このブランドを好きになってくださるロイヤルカスタマーの存在もあります。COHINAの服の単価は 1万円弱程度なのですが、年間約230万円ご購入くださるお客様もいらっしゃいます。年間100回以上購入してくださるお客様も結構いらっしゃって、3日に1回、お洋服を買ってくれていることになりますよね。すごいですよね。響く方は、それほどまでに日常生活に取り入れてくださっています。オフィシャルには公表していませんが、リピート率も50〜60%程度をキープしており、業界水準と比較したら高水準だと思います。

尾原 :それは高いですね。創業初期だと3割程度のケースが多いですからね。

田中 :はい。「クセになる」と言ってくださる方が多いですね。「ユーザーに寄り添う」ことを追求してやっていて、特に最もお客さんとコミュニケーションを取りやすいSNSとしてInstagramはメチャメチャやり込んでいます。Facebookの公式イベントで、「Instagramをフル活用した成功事例」として紹介いただいたことがあるのですが、私たちは「インスタライブ」だけではなく、Instagramの機能を全て使っています。通常投稿する「プロフィール」はもちろん、ショッピングタグをつけて投稿する「ショッピング」も利用しています。正直、ショッピングタグ経由ではあまり売れないのですが、継続的に商品に興味を持っていただくためには効果があるようです。また、「ストーリーズ」の運用もしていて、特に参加型の運用をしていくためにアンケート機能もかなり使っています。例えば、あるアイテムの商品名を決めたい時にここで多数決を取ったりしています。あとは、「ストーリーズ広告」もアパレルブランドとの相性が良いので、他の広告媒体よりはお得に顧客獲得に貢献していると思います。

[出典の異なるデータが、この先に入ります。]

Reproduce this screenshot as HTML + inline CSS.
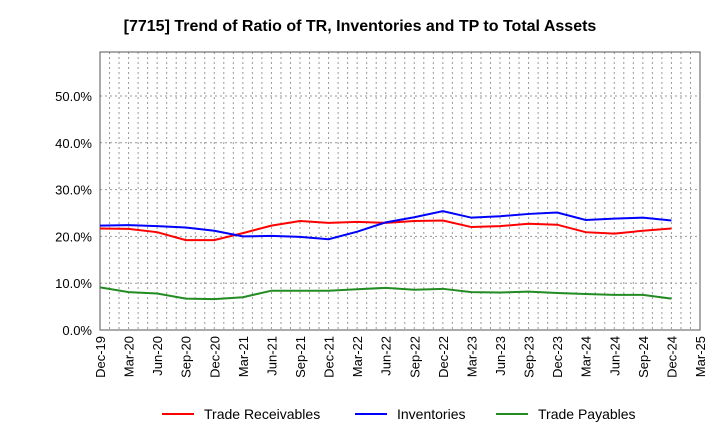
<!DOCTYPE html>
<html><head><meta charset="utf-8"><style>body{margin:0;background:#fff}svg{font-family:"Liberation Sans",sans-serif}</style></head><body>
<svg id="c" width="720" height="440">
<text x="360" y="31" text-anchor="middle" font-size="16" font-weight="bold">[7715]  Trend of Ratio of TR, Inventories and TP to Total Assets</text>
</svg>
<script>
const xLabels=["Dec-19","Mar-20","Jun-20","Sep-20","Dec-20","Mar-21","Jun-21","Sep-21","Dec-21","Mar-22","Jun-22","Sep-22","Dec-22","Mar-23","Jun-23","Sep-23","Dec-23","Mar-24","Jun-24","Sep-24","Dec-24","Mar-25"];
const yTicks=[0,10,20,30,40,50];
const tr=[21.7,21.6,20.9,19.2,19.2,20.7,22.3,23.3,22.9,23.1,22.9,23.3,23.4,22.0,22.2,22.7,22.5,20.9,20.6,21.2,21.7];
const inv=[22.3,22.4,22.2,21.9,21.2,20.0,20.1,19.9,19.4,21.0,23.0,24.1,25.4,24.0,24.3,24.8,25.1,23.5,23.8,24.0,23.4];
const tp=[9.1,8.1,7.8,6.7,6.6,7.0,8.4,8.4,8.4,8.7,9.0,8.6,8.8,8.1,8.0,8.2,7.9,7.7,7.5,7.5,6.7];
const svg=document.getElementById('c');const NS="http://www.w3.org/2000/svg";
const L=100,R=700,T=52,B=330;
const step=(R-L)/(xLabels.length-1);
const xs=i=>L+i*step;
const ys=v=>B-v*4.68;
function mk(t,a){const e=document.createElementNS(NS,t);for(const k in a)e.setAttribute(k,a[k]);svg.appendChild(e);return e;}
let e;
for(let m=1;m<(xLabels.length-1)*3;m++){const x=L+m*step/3;
 e=mk('line',{x1:x,x2:x,y1:T,y2:B,stroke:'#999','stroke-dasharray':'2,3'});
 
 
}
yTicks.forEach(v=>{const y=ys(v);
 e=mk('line',{x1:L,x2:R,y1:y,y2:y,stroke:'#999','stroke-dasharray':'2,3'});
 
 
 e=mk('text',{x:L-8,y:y+5,'font-size':13,'text-anchor':'end'});
 e.textContent=v.toFixed(1)+'%';
 
 
});
e=mk('rect',{x:L,y:T,width:R-L,height:B-T,fill:'none',stroke:'#555'});


xLabels.forEach((l,i)=>{const x=xs(i);
 e=mk('text',{x:0,y:0,'font-size':13,'text-anchor':'end',transform:`translate(${x+5},${B+6}) rotate(-90)`});
 e.textContent=l;
 
 
});
[[tr,'#ff0000','trade-receivables-line'],[inv,'#0000ff','inventories-line'],[tp,'#228b22','trade-payables-line']].forEach(([d,c,n])=>{
 e=mk('polyline',{points:d.map((v,i)=>xs(i)+','+ys(v)).join(' '),fill:'none',stroke:c,'stroke-width':2});
 
 
});
[['Trade Receivables','#ff0000',162],['Inventories','#0000ff',355],['Trade Payables','#228b22',496]].forEach(([t,c,x])=>{
 e=mk('line',{x1:x,x2:x+32,y1:414,y2:414,stroke:c,'stroke-width':2});
 
 
 e=mk('text',{x:x+42,y:419,'font-size':14});
 e.textContent=t;
 
 
});
</script>
</body></html>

尾原 :そうですよね。「ストーリーズ」の中でも特に「オーガニック(広告ではない通常のユーザ投稿)」は、最近質問形式で運用できるようにFacebookも力を入れて開発していて、どんどんコミュニティ指向になっていますよね。

田中 :はい。いろいろな企業が利用していますよね。

尾原 :楽天店舗というよりは、「ROOM(ルーム)」*4を使っている読者モデルの方々が、楽天商品を「ストーリーズ」で紹介していますよね。実はInstagramでは、フォロワーが1万人を超えると、自分の店舗でなくても公式でやっているものだったらリンクを貼れるので、「ストーリーズ」でROOMのリンクを貼って顧客を誘引してROOMでポイントを稼いでいるアフィリエイターの方も増えてきているんですね。

田中 :私もROOMのインフルエンサーのインテリアを参考にして購入してしまいますね。

尾原 :そうですよね。「信頼する人が選ぶものを買う」という時代になってきていますよね。

*1 エモさ | 「エモーショナルな状態であること」を指す省略表現。「情緒がある」「趣がある」「グッとくる」といった名状しがたい感慨を示す。この表現の起源は1990年代から2000年代の音楽シーンにあるとされるが、根本的な意味やニュアンスに大きな変化はない。平安時代の王朝文学に特徴的な、日本独自の美的感覚である無常観を反映した「もののあはれ」を現代的に表現したものであるとも言えよう。

*2 D2C(Direct to Customer) | メーカーが顧客を直接取引きする売買形態のこと。ECに加えて、SEOによってアクセスを誘導し、SNSを使って広報・販促を行い、それをきっかけに消費者が購入したり、場合によってはショールームのようなものがあり、それをきっかけにオンラインで購入するようになるパターンを指す。単なる販売としてのチャネルだけでなく、原則ほかのメディアを介さず、自分たちのストーリーやブランドのベネフィットなどの情報をできるだけ直接伝えていこうということに加えて、EC的なチャネルをミックスしている点が特徴。D2Cの進化系ともいえるDNVB(Digitally Native Vertical Brand)という概念も広がっている。

*3 Casper(キャスパー) | 2014年に創業した寝具を中心としたオンライン直販ブランド。従来のサプライチェーンを大幅に見直し、ショールームを介さない販売モデルを採用することで、低コスト・高品質のマットレス展開を可能にした。ユーザーからのフィードバックを取り入れながら商品改善サイクルを構築したことも特徴的で、「D2C」モデルの成功例と言われる。米・ビジネス系雑誌『Fast Company』の「2017 MOST INNOVATIVE COMPANY」、雑誌『TIME』の「25 BEST INVENTIONS OF 2015」に選出。

*4 ROOM(ルーム) | 楽天市場が展開するショッピングSNS。自分のROOMアカウントから商品が売れると、所定の比率で楽天ポイントが付与される。